══ Record set

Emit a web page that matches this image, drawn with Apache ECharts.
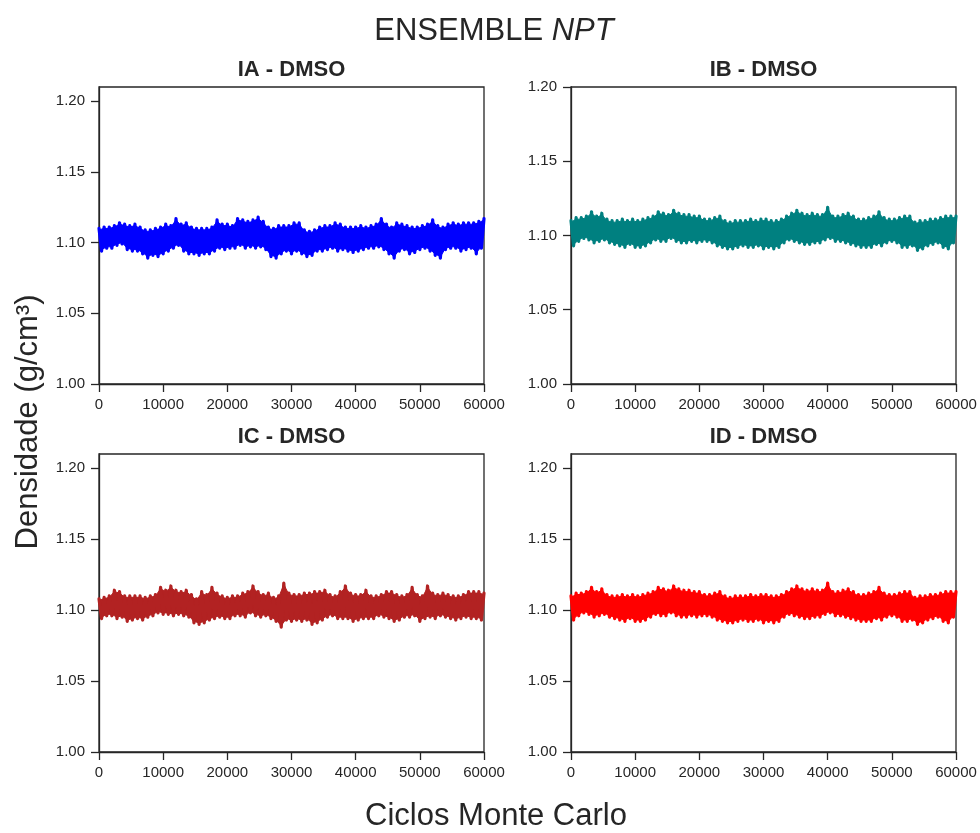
<!DOCTYPE html>
<html><head><meta charset="utf-8">
<script src="https://cdn.jsdelivr.net/npm/echarts@6/dist/echarts.min.js"></script>
<style>html,body{margin:0;padding:0;background:#fff}#c{width:980px;height:833px}</style>
</head><body><div id="c"></div>
<script>
// ---- data (density in g/cm3 sampled every 400 Monte Carlo cycles; even samples = upper swings, odd = lower swings)
const cycleStep = 400;
const xTickValues = [0, 10000, 20000, 30000, 40000, 50000, 60000];
const yTickValues = [1.00, 1.05, 1.10, 1.15, 1.20];
const panelTitles = ['IA - DMSO', 'IB - DMSO', 'IC - DMSO', 'ID - DMSO'];
const panelColors = ['#0000ff', '#008080', '#b22222', '#ff0000'];
const panelYMax = [1.21, 1.20, 1.21, 1.21];

const iaHi = [1.110,1.111,1.111,1.112,1.114,1.113,1.112,1.113,1.111,1.109,
  1.109,1.110,1.111,1.113,1.112,1.117,1.113,1.114,1.111,1.110,
  1.110,1.110,1.111,1.116,1.113,1.113,1.112,1.117,1.116,1.115,
  1.116,1.118,1.115,1.111,1.110,1.112,1.112,1.112,1.114,1.114,
  1.109,1.108,1.109,1.111,1.112,1.112,1.114,1.113,1.111,1.111,
  1.111,1.112,1.111,1.112,1.113,1.117,1.113,1.111,1.114,1.113,
  1.112,1.111,1.111,1.112,1.113,1.116,1.112,1.111,1.113,1.114,
  1.113,1.114,1.114,1.114,1.115,1.117];
const iaLo = [1.094,1.096,1.096,1.098,1.099,1.095,1.094,1.094,1.092,1.089,
  1.091,1.090,1.092,1.094,1.096,1.098,1.094,1.092,1.092,1.091,
  1.092,1.092,1.094,1.096,1.095,1.096,1.096,1.098,1.096,1.097,
  1.096,1.097,1.095,1.090,1.089,1.092,1.094,1.092,1.094,1.092,
  1.090,1.091,1.094,1.094,1.095,1.096,1.094,1.095,1.094,1.093,
  1.094,1.095,1.096,1.096,1.097,1.095,1.092,1.089,1.094,1.095,
  1.092,1.093,1.095,1.096,1.094,1.091,1.089,1.095,1.096,1.096,
  1.094,1.095,1.096,1.092,1.096];

const ibHi = [1.110,1.112,1.112,1.113,1.116,1.113,1.115,1.111,1.110,1.110,
  1.111,1.110,1.111,1.110,1.111,1.112,1.113,1.116,1.115,1.114,
  1.117,1.115,1.114,1.114,1.113,1.113,1.111,1.111,1.112,1.113,
  1.110,1.109,1.110,1.110,1.110,1.111,1.110,1.111,1.111,1.110,
  1.110,1.111,1.113,1.115,1.117,1.115,1.114,1.115,1.114,1.114,
  1.119,1.113,1.113,1.114,1.115,1.113,1.111,1.111,1.112,1.113,
  1.116,1.112,1.111,1.111,1.112,1.113,1.113,1.109,1.110,1.110,
  1.111,1.111,1.112,1.113,1.113,1.113];
const ibLo = [1.093,1.096,1.098,1.097,1.095,1.096,1.097,1.095,1.094,1.093,
  1.092,1.094,1.092,1.092,1.093,1.095,1.097,1.096,1.096,1.098,
  1.096,1.095,1.095,1.096,1.095,1.096,1.096,1.095,1.093,1.092,
  1.091,1.091,1.092,1.093,1.092,1.092,1.093,1.091,1.092,1.091,
  1.092,1.095,1.097,1.096,1.095,1.094,1.094,1.095,1.095,1.097,
  1.098,1.096,1.096,1.095,1.094,1.093,1.092,1.092,1.092,1.094,
  1.093,1.095,1.096,1.095,1.092,1.092,1.093,1.090,1.091,1.093,
  1.094,1.095,1.092,1.091,1.095];

const icHi = [1.108,1.109,1.110,1.114,1.113,1.110,1.110,1.110,1.110,1.109,
  1.110,1.111,1.116,1.114,1.117,1.114,1.113,1.114,1.111,1.108,
  1.113,1.111,1.116,1.112,1.110,1.109,1.110,1.110,1.112,1.113,
  1.117,1.113,1.111,1.112,1.109,1.110,1.119,1.112,1.111,1.111,
  1.112,1.112,1.113,1.113,1.114,1.111,1.110,1.113,1.117,1.112,
  1.111,1.111,1.114,1.110,1.110,1.111,1.113,1.113,1.111,1.110,
  1.111,1.116,1.111,1.110,1.117,1.112,1.111,1.112,1.111,1.110,
  1.110,1.111,1.113,1.113,1.113,1.112];
const icLo = [1.094,1.096,1.096,1.094,1.095,1.092,1.093,1.094,1.093,1.095,
  1.096,1.098,1.097,1.097,1.096,1.097,1.096,1.095,1.091,1.090,
  1.091,1.093,1.094,1.095,1.094,1.094,1.096,1.096,1.095,1.098,
  1.096,1.095,1.096,1.094,1.092,1.088,1.093,1.092,1.093,1.092,
  1.093,1.090,1.091,1.093,1.095,1.096,1.094,1.094,1.094,1.092,
  1.093,1.094,1.094,1.094,1.096,1.095,1.094,1.092,1.093,1.095,
  1.095,1.096,1.092,1.094,1.095,1.094,1.096,1.095,1.094,1.093,
  1.094,1.095,1.094,1.094,1.093];

const idHi = [1.110,1.112,1.112,1.113,1.116,1.113,1.115,1.111,1.110,1.110,
  1.111,1.110,1.111,1.110,1.111,1.112,1.113,1.116,1.115,1.114,
  1.117,1.115,1.114,1.114,1.113,1.113,1.111,1.111,1.112,1.113,
  1.110,1.109,1.110,1.110,1.110,1.111,1.110,1.111,1.111,1.110,
  1.110,1.111,1.113,1.115,1.117,1.115,1.114,1.115,1.114,1.114,
  1.119,1.113,1.113,1.114,1.115,1.113,1.111,1.111,1.112,1.113,
  1.116,1.112,1.111,1.111,1.112,1.113,1.113,1.109,1.110,1.110,
  1.111,1.111,1.112,1.113,1.113,1.113];
const idLo = [1.093,1.096,1.098,1.097,1.095,1.096,1.097,1.095,1.094,1.093,
  1.092,1.094,1.092,1.092,1.093,1.095,1.097,1.096,1.096,1.098,
  1.096,1.095,1.095,1.096,1.095,1.096,1.096,1.095,1.093,1.092,
  1.091,1.091,1.092,1.093,1.092,1.092,1.093,1.091,1.092,1.091,
  1.092,1.095,1.097,1.096,1.095,1.094,1.094,1.095,1.095,1.097,
  1.098,1.096,1.096,1.095,1.094,1.093,1.092,1.092,1.092,1.094,
  1.093,1.095,1.096,1.095,1.092,1.092,1.093,1.090,1.091,1.093,
  1.094,1.095,1.092,1.091,1.095];

const panelHi = [iaHi, ibHi, icHi, idHi];
const panelLo = [iaLo, ibLo, icLo, idLo];

function trace(hi, lo) {
  const out = [];
  const n = hi.length + lo.length;
  for (let i = 0; i < n; i++) {
    out.push([i * cycleStep, i % 2 === 0 ? hi[i / 2] : lo[(i - 1) / 2]]);
  }
  return out;
}
// body of the band: upper samples left→right, then lower samples right→left,
// drawn a hair inside so the individual swings still show at the edges
const bodyInset = 0.001;
function outline(hi, lo) {
  const up = hi.map((v, k) => [2 * k * cycleStep, v - bodyInset]);
  const down = lo.map((v, k) => [(2 * k + 1) * cycleStep, v + bodyInset]).reverse();
  return up.concat(down);
}

// ---- layout / style
const FONT = 'Liberation Sans, Arial, sans-serif';
const INK = '#262626';
const gridBoxes = [
  {left: 99, top: 87, width: 385, height: 297},
  {left: 571, top: 87, width: 385, height: 297},
  {left: 99, top: 454, width: 385, height: 298},
  {left: 571, top: 454, width: 385, height: 298}
];

const grids = gridBoxes.map(g => Object.assign({show: true, borderColor: INK, borderWidth: 1.3, backgroundColor: '#fff', containLabel: false}, g));
const xAxes = gridBoxes.map((g, i) => ({
  gridIndex: i, type: 'value', min: 0, max: 60000, interval: 10000,
  axisLine: {show: true, onZero: false, lineStyle: {color: INK, width: 1.3}},
  axisTick: {show: true, inside: false, length: 8, lineStyle: {color: INK, width: 1.3}},
  axisLabel: {color: INK, fontSize: 15, fontFamily: FONT, margin: 13, showMinLabel: true, showMaxLabel: true, hideOverlap: false,
    formatter: v => String(Math.round(v))},
  splitLine: {show: false}
}));
const yAxes = gridBoxes.map((g, i) => ({
  gridIndex: i, type: 'value', min: 1.00, max: panelYMax[i], interval: 0.05,
  axisLine: {show: true, onZero: false, lineStyle: {color: INK, width: 1.3}},
  axisTick: {show: true, inside: false, length: 8, lineStyle: {color: INK, width: 1.3}, customValues: yTickValues},
  axisLabel: {color: INK, fontSize: 15, fontFamily: FONT, margin: 14, customValues: yTickValues,
    formatter: v => Number(v).toFixed(2)},
  splitLine: {show: false}
}));

const series = [];
gridBoxes.forEach((g, i) => {
  const shape = outline(panelHi[i], panelLo[i]);
  series.push({
    type: 'custom', xAxisIndex: i, yAxisIndex: i, animation: false, silent: true,
    data: [0],
    renderItem: (params, api) => ({
      type: 'polygon',
      shape: {points: shape.map(p => api.coord(p))},
      style: {fill: panelColors[i], stroke: panelColors[i], lineWidth: 1}
    })
  });
  series.push({
    type: 'line', xAxisIndex: i, yAxisIndex: i,
    data: trace(panelHi[i], panelLo[i]),
    showSymbol: false, symbol: 'none', animation: false,
    lineStyle: {color: panelColors[i], width: 3.2, cap: 'round', join: 'round'}
  });
});

const texts = [
  {type: 'text', x: 494, y: 31, style: {text: 'ENSEMBLE {i|NPT}', fill: INK, font: '31px ' + FONT,
    rich: {i: {fontStyle: 'italic', fontSize: 31, fontFamily: FONT, fill: INK}},
    textAlign: 'center', textVerticalAlign: 'middle'}},
  {type: 'text', x: 496, y: 816, style: {text: 'Ciclos Monte Carlo', fill: INK, font: '31px ' + FONT,
    textAlign: 'center', textVerticalAlign: 'middle'}},
  {type: 'text', x: 28, y: 422, rotation: Math.PI / 2, style: {text: 'Densidade (g/cm³)', fill: INK, font: '31px ' + FONT,
    textAlign: 'center', textVerticalAlign: 'middle'}}
];
gridBoxes.forEach((g, i) => {
  texts.push({type: 'text', x: g.left + g.width / 2, y: g.top - 17,
    style: {text: panelTitles[i], fill: INK, font: 'bold 22px ' + FONT, textAlign: 'center', textVerticalAlign: 'middle'}});
});

const chart = echarts.init(document.getElementById('c'), null, {renderer: 'canvas'});
chart.setOption({
  backgroundColor: '#ffffff',
  animation: false,
  grid: grids, xAxis: xAxes, yAxis: yAxes, series: series,
  graphic: texts
});
</script>
</body></html>
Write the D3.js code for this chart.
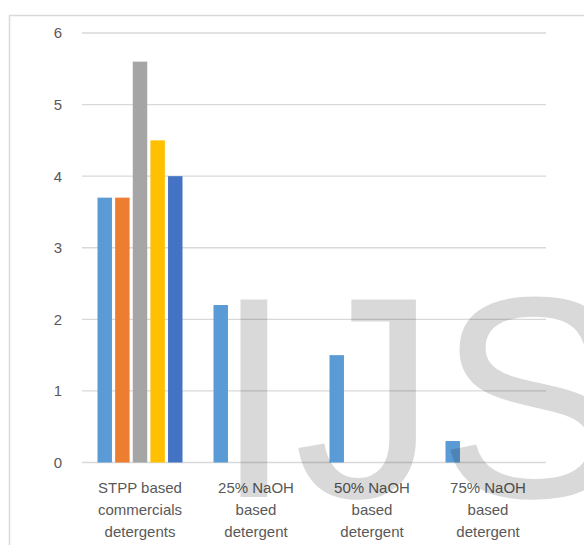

════

▸ Exercise prompt
Leave the pictures out, and restate exactly the lines from the start of the records through the one that contains "1.094,1.095,1.096,1.092,1.096];".

▸ Completed task
Emit a web page that matches this image, drawn with Apache ECharts.
<!DOCTYPE html>
<html><head><meta charset="utf-8">
<script src="https://cdn.jsdelivr.net/npm/echarts@6/dist/echarts.min.js"></script>
<style>html,body{margin:0;padding:0;background:#fff}#c{width:980px;height:833px}</style>
</head><body><div id="c"></div>
<script>
// ---- data (density in g/cm3 sampled every 400 Monte Carlo cycles; even samples = upper swings, odd = lower swings)
const cycleStep = 400;
const xTickValues = [0, 10000, 20000, 30000, 40000, 50000, 60000];
const yTickValues = [1.00, 1.05, 1.10, 1.15, 1.20];
const panelTitles = ['IA - DMSO', 'IB - DMSO', 'IC - DMSO', 'ID - DMSO'];
const panelColors = ['#0000ff', '#008080', '#b22222', '#ff0000'];
const panelYMax = [1.21, 1.20, 1.21, 1.21];

const iaHi = [1.110,1.111,1.111,1.112,1.114,1.113,1.112,1.113,1.111,1.109,
  1.109,1.110,1.111,1.113,1.112,1.117,1.113,1.114,1.111,1.110,
  1.110,1.110,1.111,1.116,1.113,1.113,1.112,1.117,1.116,1.115,
  1.116,1.118,1.115,1.111,1.110,1.112,1.112,1.112,1.114,1.114,
  1.109,1.108,1.109,1.111,1.112,1.112,1.114,1.113,1.111,1.111,
  1.111,1.112,1.111,1.112,1.113,1.117,1.113,1.111,1.114,1.113,
  1.112,1.111,1.111,1.112,1.113,1.116,1.112,1.111,1.113,1.114,
  1.113,1.114,1.114,1.114,1.115,1.117];
const iaLo = [1.094,1.096,1.096,1.098,1.099,1.095,1.094,1.094,1.092,1.089,
  1.091,1.090,1.092,1.094,1.096,1.098,1.094,1.092,1.092,1.091,
  1.092,1.092,1.094,1.096,1.095,1.096,1.096,1.098,1.096,1.097,
  1.096,1.097,1.095,1.090,1.089,1.092,1.094,1.092,1.094,1.092,
  1.090,1.091,1.094,1.094,1.095,1.096,1.094,1.095,1.094,1.093,
  1.094,1.095,1.096,1.096,1.097,1.095,1.092,1.089,1.094,1.095,
  1.092,1.093,1.095,1.096,1.094,1.091,1.089,1.095,1.096,1.096,
  1.094,1.095,1.096,1.092,1.096];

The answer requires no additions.